--- Start of Given material ---

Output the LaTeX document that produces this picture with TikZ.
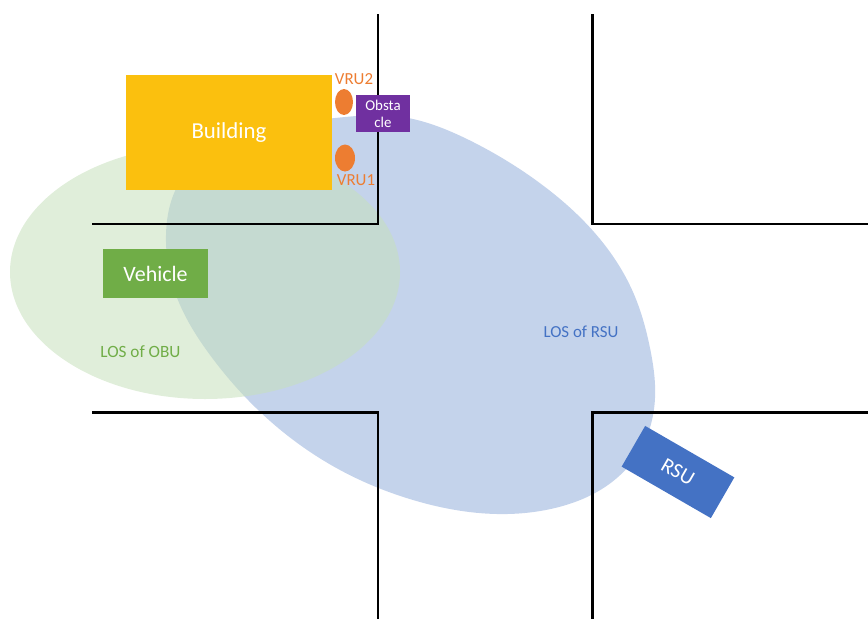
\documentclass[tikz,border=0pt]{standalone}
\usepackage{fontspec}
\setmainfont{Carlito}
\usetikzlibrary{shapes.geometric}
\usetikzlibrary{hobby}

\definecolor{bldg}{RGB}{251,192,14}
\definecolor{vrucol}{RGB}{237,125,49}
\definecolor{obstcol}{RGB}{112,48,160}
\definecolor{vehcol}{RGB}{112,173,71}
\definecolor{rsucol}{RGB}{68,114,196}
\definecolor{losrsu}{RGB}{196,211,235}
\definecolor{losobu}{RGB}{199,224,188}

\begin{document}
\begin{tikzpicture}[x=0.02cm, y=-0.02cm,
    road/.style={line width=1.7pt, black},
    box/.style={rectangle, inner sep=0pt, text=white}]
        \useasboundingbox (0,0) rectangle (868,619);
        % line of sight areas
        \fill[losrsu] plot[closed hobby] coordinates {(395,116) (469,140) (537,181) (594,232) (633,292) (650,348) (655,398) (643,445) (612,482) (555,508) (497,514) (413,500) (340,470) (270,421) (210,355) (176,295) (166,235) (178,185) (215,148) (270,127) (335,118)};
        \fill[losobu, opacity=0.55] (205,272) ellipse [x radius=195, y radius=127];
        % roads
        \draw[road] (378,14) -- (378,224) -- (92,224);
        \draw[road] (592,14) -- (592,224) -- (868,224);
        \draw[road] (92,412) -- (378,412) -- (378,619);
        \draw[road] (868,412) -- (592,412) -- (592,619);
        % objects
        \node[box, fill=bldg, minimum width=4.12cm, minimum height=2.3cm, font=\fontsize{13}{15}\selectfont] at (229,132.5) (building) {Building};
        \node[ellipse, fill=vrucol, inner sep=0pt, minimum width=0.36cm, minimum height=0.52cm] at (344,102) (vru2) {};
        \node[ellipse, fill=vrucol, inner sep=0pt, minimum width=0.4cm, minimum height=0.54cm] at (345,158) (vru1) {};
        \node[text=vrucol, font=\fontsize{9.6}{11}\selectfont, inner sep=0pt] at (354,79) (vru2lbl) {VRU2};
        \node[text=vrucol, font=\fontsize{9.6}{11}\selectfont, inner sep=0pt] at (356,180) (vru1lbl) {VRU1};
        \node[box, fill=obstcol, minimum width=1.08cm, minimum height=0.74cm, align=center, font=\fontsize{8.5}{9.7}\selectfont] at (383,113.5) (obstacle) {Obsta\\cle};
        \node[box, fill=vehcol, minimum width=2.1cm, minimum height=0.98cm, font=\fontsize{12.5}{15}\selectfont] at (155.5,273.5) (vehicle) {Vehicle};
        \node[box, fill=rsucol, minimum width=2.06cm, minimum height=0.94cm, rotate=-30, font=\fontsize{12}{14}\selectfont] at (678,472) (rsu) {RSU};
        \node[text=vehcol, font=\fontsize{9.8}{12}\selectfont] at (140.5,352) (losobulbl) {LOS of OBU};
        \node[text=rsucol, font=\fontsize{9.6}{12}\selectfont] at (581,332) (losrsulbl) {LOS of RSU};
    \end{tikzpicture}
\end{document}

--- End of Given material ---

→ **What you need to do**
Write out every line above exactly as it is, leaving out the pictures.

→ **Final answer**
Output the LaTeX document that produces this picture with TikZ.
\documentclass[tikz,border=0pt]{standalone}
\usepackage{fontspec}
\setmainfont{Carlito}
\usetikzlibrary{shapes.geometric}
\usetikzlibrary{hobby}

\definecolor{bldg}{RGB}{251,192,14}
\definecolor{vrucol}{RGB}{237,125,49}
\definecolor{obstcol}{RGB}{112,48,160}
\definecolor{vehcol}{RGB}{112,173,71}
\definecolor{rsucol}{RGB}{68,114,196}
\definecolor{losrsu}{RGB}{196,211,235}
\definecolor{losobu}{RGB}{199,224,188}

\begin{document}
\begin{tikzpicture}[x=0.02cm, y=-0.02cm,
    road/.style={line width=1.7pt, black},
    box/.style={rectangle, inner sep=0pt, text=white}]
        \useasboundingbox (0,0) rectangle (868,619);
        % line of sight areas
        \fill[losrsu] plot[closed hobby] coordinates {(395,116) (469,140) (537,181) (594,232) (633,292) (650,348) (655,398) (643,445) (612,482) (555,508) (497,514) (413,500) (340,470) (270,421) (210,355) (176,295) (166,235) (178,185) (215,148) (270,127) (335,118)};
        \fill[losobu, opacity=0.55] (205,272) ellipse [x radius=195, y radius=127];
        % roads
        \draw[road] (378,14) -- (378,224) -- (92,224);
        \draw[road] (592,14) -- (592,224) -- (868,224);
        \draw[road] (92,412) -- (378,412) -- (378,619);
        \draw[road] (868,412) -- (592,412) -- (592,619);
        % objects
        \node[box, fill=bldg, minimum width=4.12cm, minimum height=2.3cm, font=\fontsize{13}{15}\selectfont] at (229,132.5) (building) {Building};
        \node[ellipse, fill=vrucol, inner sep=0pt, minimum width=0.36cm, minimum height=0.52cm] at (344,102) (vru2) {};
        \node[ellipse, fill=vrucol, inner sep=0pt, minimum width=0.4cm, minimum height=0.54cm] at (345,158) (vru1) {};
        \node[text=vrucol, font=\fontsize{9.6}{11}\selectfont, inner sep=0pt] at (354,79) (vru2lbl) {VRU2};
        \node[text=vrucol, font=\fontsize{9.6}{11}\selectfont, inner sep=0pt] at (356,180) (vru1lbl) {VRU1};
        \node[box, fill=obstcol, minimum width=1.08cm, minimum height=0.74cm, align=center, font=\fontsize{8.5}{9.7}\selectfont] at (383,113.5) (obstacle) {Obsta\\cle};
        \node[box, fill=vehcol, minimum width=2.1cm, minimum height=0.98cm, font=\fontsize{12.5}{15}\selectfont] at (155.5,273.5) (vehicle) {Vehicle};
        \node[box, fill=rsucol, minimum width=2.06cm, minimum height=0.94cm, rotate=-30, font=\fontsize{12}{14}\selectfont] at (678,472) (rsu) {RSU};
        \node[text=vehcol, font=\fontsize{9.8}{12}\selectfont] at (140.5,352) (losobulbl) {LOS of OBU};
        \node[text=rsucol, font=\fontsize{9.6}{12}\selectfont] at (581,332) (losrsulbl) {LOS of RSU};
    \end{tikzpicture}
\end{document}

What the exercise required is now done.